Hayabusa was a spacecraft that landed on the asteroid Itokawa, roughly 320 million kilometers from Earth. It became the world’s first spacecraft to land on a celestial body other than the moon, collect a sample and return to Earth with it. The journey was incredibly risky, with its seven-year return to Earth now heralded as a miracle, having overcome communications blackouts, engine failure and other troubles.
“Hayabusa met with a number of unforeseen issues, because returning an asteroid sample to Earth had never before been attempted. With Hayabusa2, however, we dramatically improved the space probe’s performance and our operational capacity by subjecting the craft to rigorous testing based on those situations encountered by Hayabusa. So far, we haven’t had any major issues, and from what we can tell from photos and video footage, sample collection went off without a hitch,” says Yoshikawa.
But why is Hayabusa2 bringing asteroid samples back to Earth? The main goal is to analyze the samples, shedding light on the basic building blocks of our planet and the life on it, and the birth and evolution of our solar system. When the solar system was born 4.6 billion years ago, so was our Earth. The building blocks of Earth were melted when Earth was formed, so we cannot know what the building blocks of Earth were just by studying the material of the current Earth. Asteroids in our solar system like Ryugu, however, remain largely unchanged from the time of the solar system’s birth. It is highly likely that the basic building blocks which formed our Earth and the rest of the solar system remain on these asteroids.

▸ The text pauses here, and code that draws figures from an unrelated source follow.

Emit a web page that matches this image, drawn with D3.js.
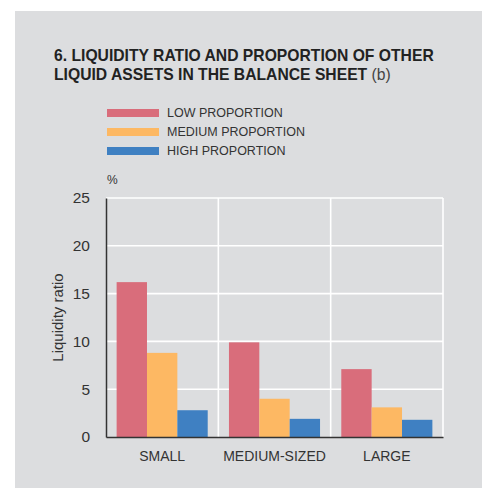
<!DOCTYPE html>
<html><head><meta charset="utf-8">
<script src="https://cdn.jsdelivr.net/npm/d3@7"></script>
<style>
html,body{margin:0;padding:0;background:#fff;}
svg text{font-family:"Liberation Sans",Arial,Helvetica,sans-serif;}
</style></head>
<body>
<svg id="chart" width="482" height="488"></svg>
<script>
const categories = ["SMALL", "MEDIUM-SIZED", "LARGE"];
const seriesNames = ["LOW PROPORTION", "MEDIUM PROPORTION", "HIGH PROPORTION"];
const lowValues = [16.2, 9.9, 7.1];
const mediumValues = [8.8, 4.0, 3.1];
const highValues = [2.8, 1.9, 1.8];
const yTicks = [0, 5, 10, 15, 20, 25];
const colors = ["#d96d7b", "#fdb863", "#3f80c2"];

const seriesValues = [lowValues, mediumValues, highValues];
const svg = d3.select("#chart");

svg.append("rect").attr("x", 15).attr("y", 11).attr("width", 467).attr("height", 477).attr("fill", "#dcdddf");

// Title
const title = svg.append("text").attr("x", 54).attr("y", 61).attr("fill", "#222")
  .style("font-size", "15.7px").style("font-weight", "bold");
title.text("6. LIQUIDITY RATIO AND PROPORTION OF OTHER");
const t2 = svg.append("text").attr("x", 54).attr("y", 80).attr("fill", "#222").style("font-size", "15.7px");
t2.append("tspan").style("font-weight", "bold").text("LIQUID ASSETS IN THE BALANCE SHEET");
t2.append("tspan").style("font-weight", "normal").attr("fill", "#444").text(" (b)");

// Legend
seriesNames.forEach((n, i) => {
  const yy = 113 + i * 19;
  svg.append("rect").attr("x", 107).attr("y", yy - 4).attr("width", 52).attr("height", 8).attr("fill", colors[i]);
  svg.append("text").attr("x", 167).attr("y", yy).attr("dy", "0.35em").attr("fill", "#333")
    .style("font-size", "12.5px").text(n);
});

const pLeft = 106, pRight = 443, pTop = 198, pBottom = 437;
const x = d3.scaleBand().domain(categories).range([pLeft, pRight]).paddingInner(0).paddingOuter(0);
const xi = d3.scaleBand().domain(d3.range(3)).range([0, x.bandwidth()]).paddingInner(0).paddingOuter(0.35);
const y = d3.scaleLinear().domain([0, 25]).range([pBottom, pTop]);

// grid
svg.append("g").selectAll("line").data(yTicks.filter(d => d > 0)).join("line")
  .attr("x1", pLeft).attr("x2", pRight).attr("y1", d => y(d)).attr("y2", d => y(d))
  .attr("stroke", "#fff").attr("stroke-width", 1.6);
svg.append("g").selectAll("line").data(categories).join("line")
  .attr("x1", d => x(d) + x.bandwidth()).attr("x2", d => x(d) + x.bandwidth())
  .attr("y1", pTop).attr("y2", pBottom).attr("stroke", "#fff").attr("stroke-width", 1.6);

// bars
categories.forEach((c, ci) => {
  seriesValues.forEach((vals, si) => {
    svg.append("rect").attr("x", x(c) + xi(si)).attr("width", xi.bandwidth())
      .attr("y", y(vals[ci])).attr("height", y(0) - y(vals[ci])).attr("fill", colors[si]);
  });
});

// y axis
const yAxis = svg.append("g").attr("transform", `translate(${pLeft},0)`)
  .call(d3.axisLeft(y).tickValues(yTicks).tickSize(0).tickPadding(16));
yAxis.select(".domain").attr("stroke", "#333").attr("stroke-width", 1.5);
yAxis.selectAll("text").style("font-size", "15.5px").attr("fill", "#333").style("font-family", "Liberation Sans, Arial, sans-serif");

// x axis
const xAxis = svg.append("g").attr("transform", `translate(0,${pBottom})`)
  .call(d3.axisBottom(x).tickSize(0).tickPadding(14));
xAxis.select(".domain").attr("stroke", "#333").attr("stroke-width", 1.5);
xAxis.selectAll("text").style("font-size", "14px").attr("fill", "#333").style("font-family", "Liberation Sans, Arial, sans-serif");

svg.append("text").attr("x", 107).attr("y", 184).attr("fill", "#333").style("font-size", "12px").text("%");
svg.append("text").attr("transform", `translate(63,${(pTop + pBottom) / 2}) rotate(-90)`)
  .attr("text-anchor", "middle").attr("fill", "#333").style("font-size", "15px").text("Liquidity ratio");
</script>
</body></html>
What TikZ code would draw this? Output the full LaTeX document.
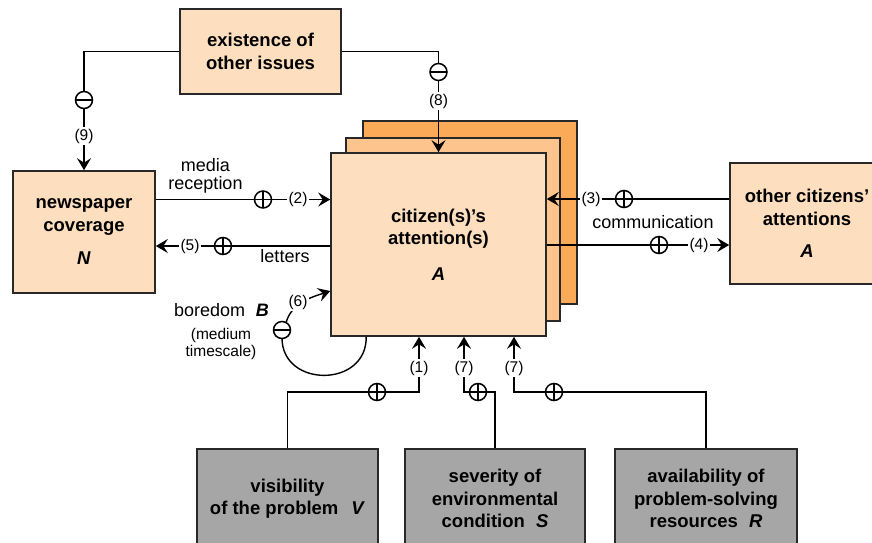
\documentclass[tikz,border=0pt]{standalone}
\usepackage{fontspec}
\setmainfont{Liberation Sans}
\usetikzlibrary{arrows.meta,calc}
\definecolor{peach}{RGB}{253,222,190}
\definecolor{peachmid}{RGB}{253,197,141}
\definecolor{peachdark}{RGB}{251,171,87}
\definecolor{boxgray}{RGB}{166,166,166}
\definecolor{edge}{RGB}{40,40,40}
\begin{document}
\begin{tikzpicture}[x=1pt,y=-1pt,
  box/.style={draw=edge, line width=1.6pt, fill=peach, align=center, inner sep=0pt,
    font=\fontsize{18.5}{22.5}\selectfont\bfseries},
  gbox/.style={box, fill=boxgray},
  conn/.style={draw=black, line width=1.4pt},
  arr/.style={-{Stealth[length=12pt,width=14pt,inset=4.5pt]}},
  lbl/.style={font=\fontsize{18}{18}\selectfont, inner sep=0pt, align=center},
  num/.style={font=\fontsize{15.5}{18}\selectfont, fill=white, inner sep=2pt},
  small/.style={font=\fontsize{15.5}{17}\selectfont, inner sep=0pt, align=center},
  pm/.style={circle, draw=black, fill=white, minimum size=17pt, inner sep=0pt, line width=1.5pt},
  pluss/.style={pm, path picture={\draw[line width=1.4pt]
      (path picture bounding box.north) -- (path picture bounding box.south)
      (path picture bounding box.west) -- (path picture bounding box.east);}},
  minuss/.style={pm, path picture={\draw[line width=1.4pt]
      (path picture bounding box.west) -- (path picture bounding box.east);}},
]
\useasboundingbox (0,0) rectangle (872,542);
\clip (0,0) rectangle (872,542);
\fill[white] (0,0) rectangle (872,542);

% boxes
\node[box, minimum width=161pt, minimum height=85pt] (exist) at (260.5,51.5) {existence of\\other issues};
\node[box, minimum width=142pt, minimum height=122pt] (news) at (84,232) {newspaper\\coverage\\[11pt]\textit{N}};
\node[box, fill=peachdark, minimum width=214pt, minimum height=183pt] (cback) at (470,212.5) {};
\node[box, fill=peachmid, minimum width=214pt, minimum height=183pt] (cmid) at (453,229.5) {};
\node[box, minimum width=215pt, minimum height=183pt] (cfront) at (438.5,244.5) {citizen(s)’s\\attention(s)\\[13pt]\textit{A}};
\node[box, minimum width=154pt, minimum height=121pt] (other) at (807,223.5) {other citizens’\\attentions\\[10pt]\textit{A}};
\node[gbox, minimum width=181pt, minimum height=99pt] (vis) at (287.5,498.5) {visibility\\of the problem\hspace{0.7em}\textit{V}};
\node[gbox, minimum width=180pt, minimum height=99pt] (sev) at (495,498.5) {severity of\\environmental\\condition\hspace{0.6em}\textit{S}};
\node[gbox, minimum width=182pt, minimum height=99pt] (res) at (706,498.5) {availability of\\problem-solving\\resources\hspace{0.6em}\textit{R}};

% level coordinates
\coordinate (r2) at (0,199.5);
\coordinate (r5) at (0,246);
\coordinate (r3) at (0,199);
\coordinate (r4) at (0,245);
\coordinate (r6) at (0,291);
\coordinate (c1) at (419,392);
\coordinate (c7a) at (464,392);
\coordinate (c7b) at (514,392);
\coordinate (bstart) at ($(cfront.south west)+(36,0)$);
\coordinate (bm) at (282,330);

% connectors
\draw[conn,arr] (exist.west) -| (news.north);
\draw[conn,arr] (exist.east) -| (cfront.north);
\draw[conn,arr] (news.east |- r2) -- (cfront.west |- r2);
\draw[conn,arr] (cfront.west |- r5) -- (news.east |- r5);
\draw[conn,arr] (other.west |- r3) -- (cfront.east |- r3);
\draw[conn,arr] (cfront.east |- r4) -- (other.west |- r4);
\draw[conn,arr] (vis.north) |- (c1) -- (c1 |- cfront.south);
\draw[conn,arr] (sev.north) |- (c7a) -- (c7a |- cfront.south);
\draw[conn,arr] (res.north) |- (c7b) -- (c7b |- cfront.south);
\draw[conn] (bstart) .. controls (367,388) and (282,388) .. ($(bm)+(0,8)$);
\draw[conn,arr] ($(bm)+(4,-7)$) .. controls (291,303) and (312,297) .. (cfront.west |- r6);

% signs
\node[minuss] (m9) at (84,100) {};
\node[minuss] (m8) at (438.5,72) {};
\node[pluss] (p2) at (263,199.5) {};
\node[pluss] (p5) at (223,246) {};
\node[pluss] (p3) at (624,199) {};
\node[pluss] (p4) at (659,245) {};
\node[pluss] (p1) at (377,392) {};
\node[pluss] (p7a) at (478,392) {};
\node[pluss] (p7b) at (554,392) {};
\node[minuss] (mB) at (bm) {};

% numbers
\node[num] (n9) at (84,136) {(9)};
\node[num] (n8) at (438.5,101) {(8)};
\node[num] (n2) at (298,199.5) {(2)};
\node[num] (n5) at (190,246) {(5)};
\node[num] (n3) at (591,199) {(3)};
\node[num] (n4) at (699,245) {(4)};
\node[num] (n1) at (419,368) {(1)};
\node[num] (n7a) at (464,368) {(7)};
\node[num] (n7b) at (514,368) {(7)};
\node[num] (n6) at (298,302) {(6)};

% labels
\node[lbl] (lmedia) at (205.5,176) {media\\reception};
\node[lbl] (lletters) at (285,256) {letters};
\node[lbl] (lcomm) at (653,222) {communication};
\node[lbl] (lbored) at (221.5,310) {boredom\hspace{0.6em}\textbf{\textit{B}}};
\node[small] (lmed) at (221,343.5) {(medium\\timescale)};
\end{tikzpicture}
\end{document}
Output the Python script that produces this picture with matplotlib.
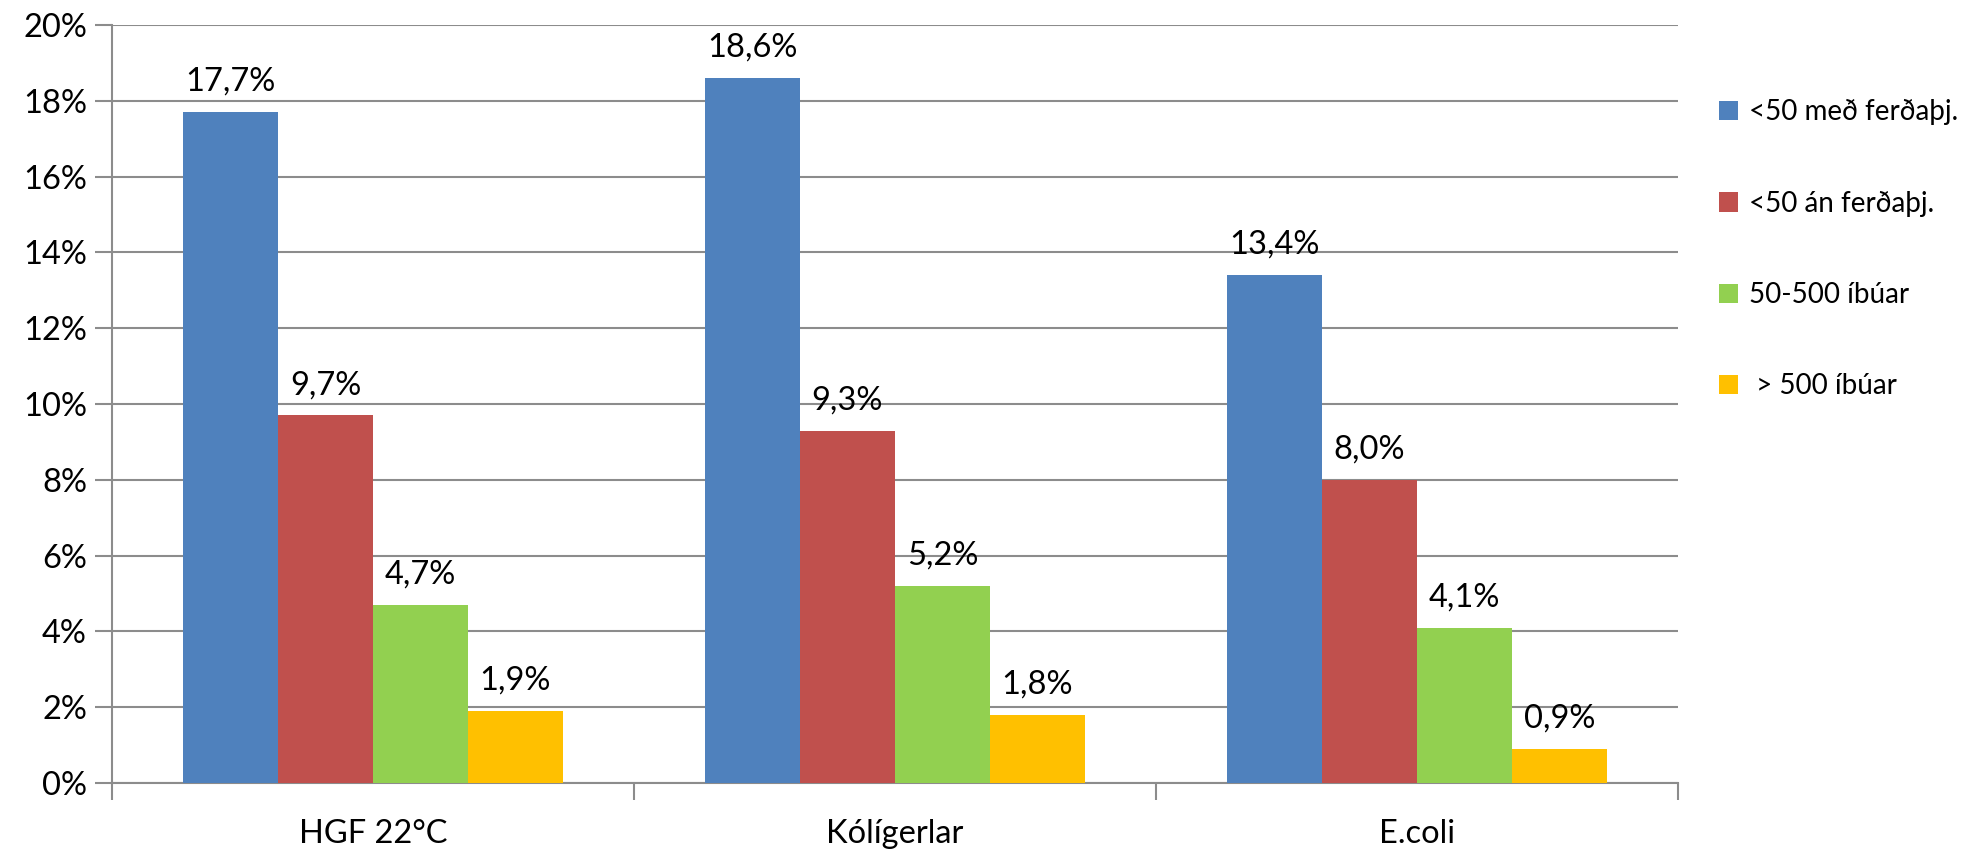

On this mission, the Hayabusa2 touched down on Ryugu twice to obtain samples. This was done by firing a 5 g metallic projectile into Ryugu’s surface at high speed at the moment of arrival, with samples obtained from among floating material displaced by the collision. Before the second touchdown, Hayabusa2 succeed in creating the world’s first man-made crater on an asteroid, roughly 10 meters across and 2–3 meters deep, by firing a 2 kg copper lump at Ryugu from high altitude—about 300 meters away. The second touchdown was made close to this crater. Experts predict that with this touchdown, Hayabusa2 successfully collected subsurface samples of the asteroid, from a place not affected by sunlight or radiation.
Aside from the sample collection, Hayabusa2 also succeeded in deploying two rovers developed by JAXA. The rovers were automated, taking photographs as they hopped along the asteroid’s surface. In addition, Hayabusa2 dropped off a small lander called MASCOT, jointly developed between Germany and France, which took detailed photographs of the surface and measured surface temperature and magnetic fields.
“Our organization’s budget size pales in comparison to NASA (The National Aeronautics and Space Administration) or ESA (The European Space Agency). Yet even so, we have gone where no man has gone before in terms of asteroid exploration. This has led Western researchers to take great interest in Hayabusa2. In particular, our singular technology and operational capacity which enables pinpoint landing on asteroids may find wide application in future aeronautical development undertaken by international cooperatives,” says Yoshikawa.
Hayabusa2 will return to Earth around the end of 2020, after a long, six-year journey. If the collected samples can be analyzed, they may provide a clue towards solving the great mystery of where our solar system and life on this planet originated.